“Me!” Dion mockingly jested, hand flying to his chest in a dramatic show of shock — like he was surprised he himself was here, the gesture ending on a bow that came equipped with a wink. “How you doin’ old man?” The ex-god chirped, keeping a disdainful eye on the ale his brother drank. It looked like swamp water. Probably tasted like it too.
“I came over here to save you from yourself, you goddamn animal.” Dion made a face that could only be labeled as empathetic disgust and slowly inched his hand towards the beer that sat as an insult on his counter. Hephaestus should know better than to order a barley made beverage in the house of grapes! “Lemme jus— “ the bottle was snatched away from his slow-moving grasp. “Hey, I was just trying to help.”
Head cocked sideways, eyes squinting like none of this had anything to do with the beer, Dion studied his brother, from the fine wrinkles caused by stress down to the blackened tips of fingers, dirty from the forge? “You’re usually an imposing sight Heps, but this? It’s lookin’ a little— ” pathetic. “Talk to me, let me be your bar-side therapist.”
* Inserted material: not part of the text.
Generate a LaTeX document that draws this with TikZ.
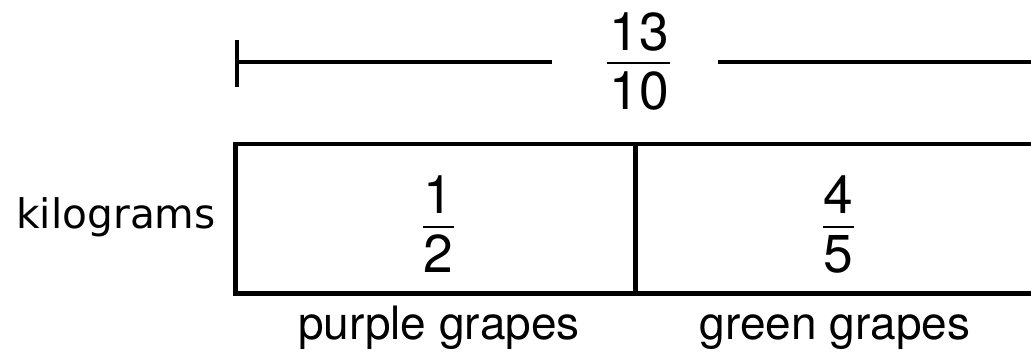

Eyeing the man with faint amusement, the corners of his lips curving upward at that brief display of dramatic surprise, Hephaestus offered a lazy shrug in return, one shoulder lifting in some semblance of nonchalance as he straightened with a groan of discontent - what he wouldn’t give for a good night’s rest. “I’m good ... could be better; but I have to admit, your little show right there killed the woe.” His brother had always possessed a flair for the dramatics, so much so that at times it had been difficult to discern if he was being serious or not. A serious Dionysus was a strange sight, indeed, but not so strange that he found the whole situation impossible.
“Save me from myself? I ain’t no damsel in distress, Dion.” The blacksmith scoffed, fingers tightening around the very bottle Dionysus had sneakily ( but slowly, too damn slow for the drunken eye to catch until it was too late ) attempted to take from him - but he’d refused his gesture of aid, choosing instead to guzzle down beer like there was no tomorrow ... until the bottle was empty and there were no more barley-made beverages to save him from. “See? All gone, just like magic.” Yeah, if magic came equipped with greedy suction cups people liked to call lips.
Wiping his mouth on the back of his hand, Hephaestus cast the other male a smug, bleary-eyed look, taking pride in the fact that he’d out-paced Dionysus. You had to be quicker than that if you wanted to catch the big fish. “Am I usually imposing? Huh - that’s kind of ironic when even small children take one look at me and laugh. Laugh. Like I’m some damn mascot at a party.” Maybe he just had one of those faces - a horrendously painted clown face, only good for a few laughs and nothing more. “Nah. I’m fine. Save your bar-side therapist skills for someone who actually needs them. I’m just having one of those days, I guess.” Didn’t everyone?